Al final de la ardua selección quedaron tres candidatos apenas. Dos que habían hablado bien, y uno que no había hablado. Porque el rey respetaba la discreción, que como una mina preciosa suele encerrar el oro de la cordura. Y la cordura, decía el rey, es una forma de justicia.
Cuántos habían hablado del asunto con el rey. Todos decían ser justos; pero no eran sino vanidosos que se admiraban. Pretendían que la justicia consistiera en un acomodo del mundo a sus conceptos.
Por último, vino el primero de los tres que restaban y solicitado para que hiciera un resumen de sus ideas, dijo: —Señor —he sido juez—. Apliqué la ley con inflexibilidad y sin pasiones. Creyendo que encerraba la sabiduría de vuestra majestad y de su pueblo, constituirse en instrumento vuestro. No he faltado una sola vez a la ley. Mi concepto de la justicia es la aplicación estricta de la ley, sin una debilidad, sin una pasión.
Y el rey dijo: —Es claro tu concepto de la justicia.
Habló entonces el segundo:
—Señor, he sido pobre y rico. En todo tiempo hice el bien a los amigos como a los adversarios. A los que labraron mi fortuna como a los que consumaron mi ruina. Pude causar daño a mis amigos y les hice favores. Domé mis impulsos de venganza en bien de todos. Para mí la justicia consiste en hacer el bien a aquellos cuyo mal nos complacería. Justo es aquel que domina su egoísmo.
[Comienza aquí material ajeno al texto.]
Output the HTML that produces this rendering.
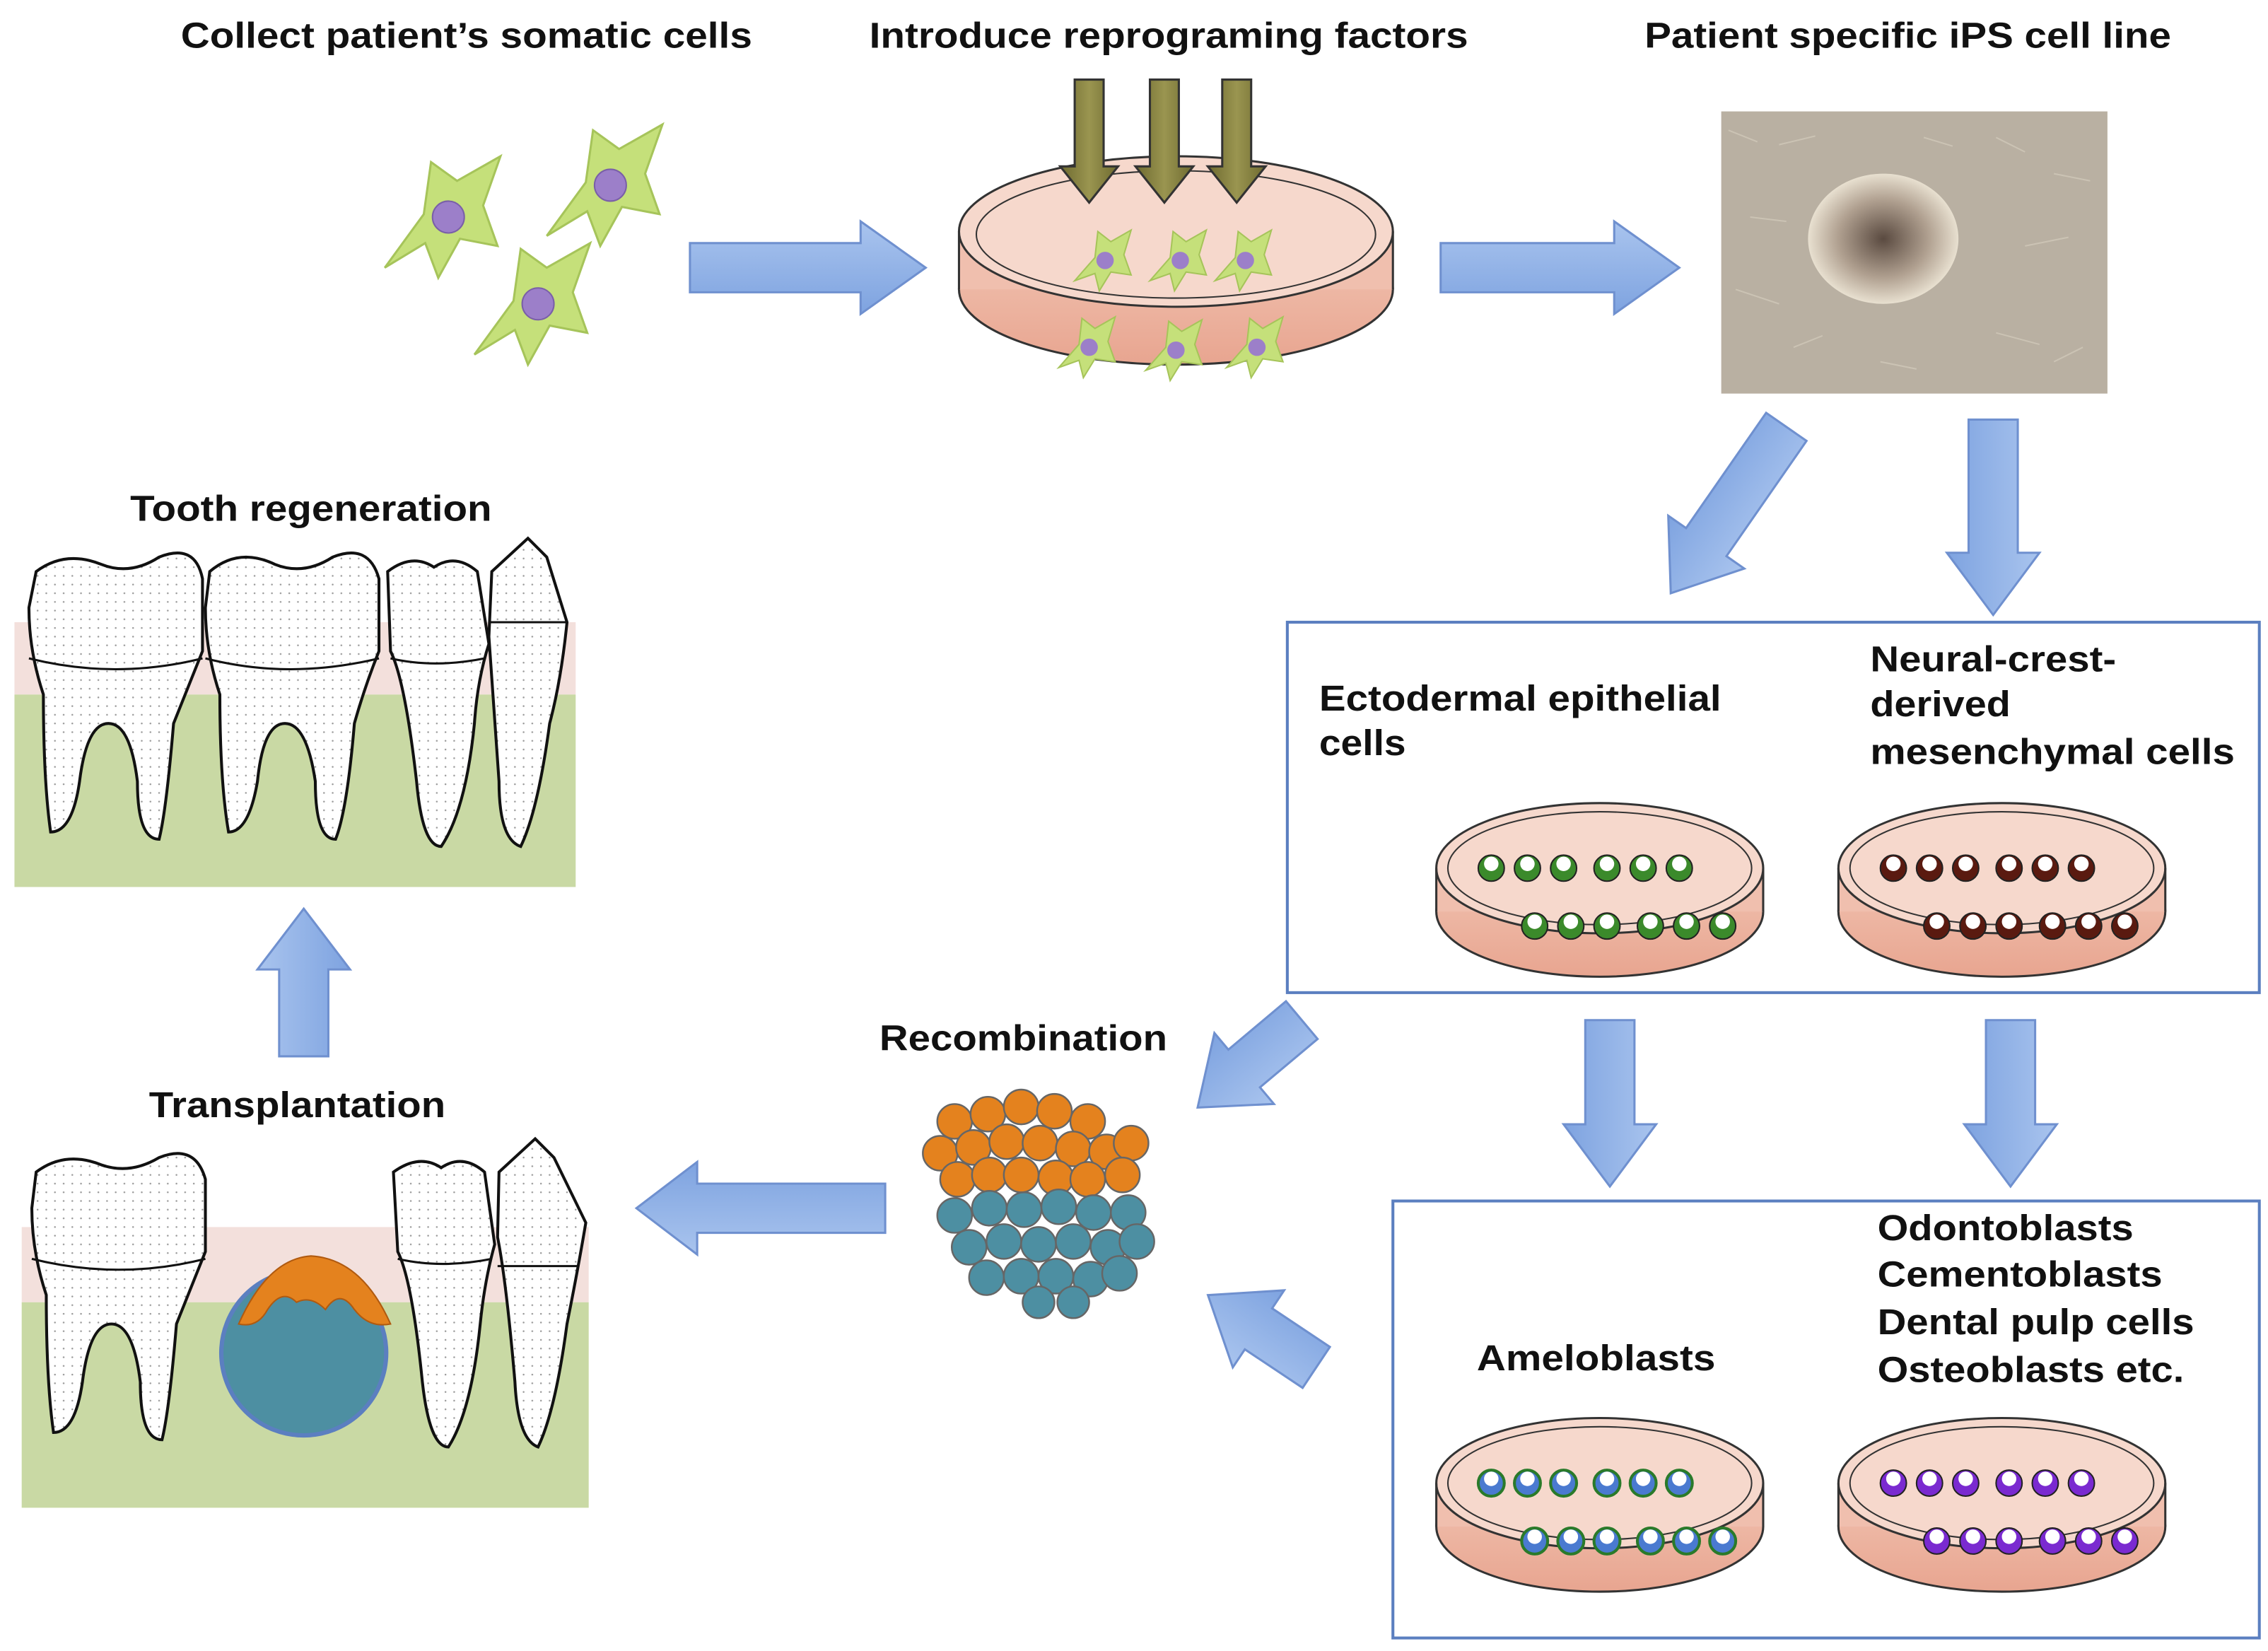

Y el rey sentenció: —Firme es tu concepto de la justicia.
El tercer hombre, el silencioso, dijo:
Señor, yo no tengo conceptos. Pero he aquí lo que me sucedió una vez. Yendo camino del hospital, llegué a una población donde tenía un conocido. Estando fatigado, hambriento, pedí albergue y me lo negó. Cuando llegué al hospital encontré otro conocido que salía ya dado de alta. Llevaba como bagaje dos mudas de ropa y le dije:
—Tú que estás sano ya, hallarás trabajo. Yo estoy enfermo y no tengo sino estos harapos. Haz el favor de darme uno de tus trajes. Y él convino en ello. Años después, aquellos dos hombres fueron condenados al ostracismo por un consejo de guerra. Yo mandaba en jefe y podía acordarse el indulto que ambos me pidieron por conducto de sus familias y de mis amigos. Dejé cumplirse la sentencia del que me negó albergue y agradecí al otro. Eso es todo.
Entonces el rey tendió su mano al narrador. Un rayo de alegría hermoseó sus barbas ancianas. Y volviéndose hacia los ministros congregados, dictaminó: —He aquí al hombre justo. Sólo quienes admiten la derrota pueden ser derrotados.
Concuerdo con Montaigne: “La escasez de medios es posible corregirla; la pobreza del alma no”. Cuidemos, nuestros pasos; vigilemos nuestra conducta diaria. Los pueblos no mueren por débiles sino por viles. En la vida es preciso conjugar la conducta con la idea; de lo contrario se cae en el zigzagueo de la prevaricación. Bien predica quien bien vive, dirá Sancho a Don Quijote, cuando éste lo felicita por sus palabras en las Bodas de Camacho.
La lucha por la vida es feroz. En ella hay sólo sobrevivientes, pero a pesar de ello no pierdan nunca su sentido de humanidad. Sean sembradores y no cosecheros de los esfuerzos ajenos.
Recordad siempre la recomendación de Don Quijote al flamante Gobernador de la Ínsula Barataria:
“Has de cuidar Sancho amigo, que nunca el peso de la dádiva pueda inclinar la vara de la justicia”.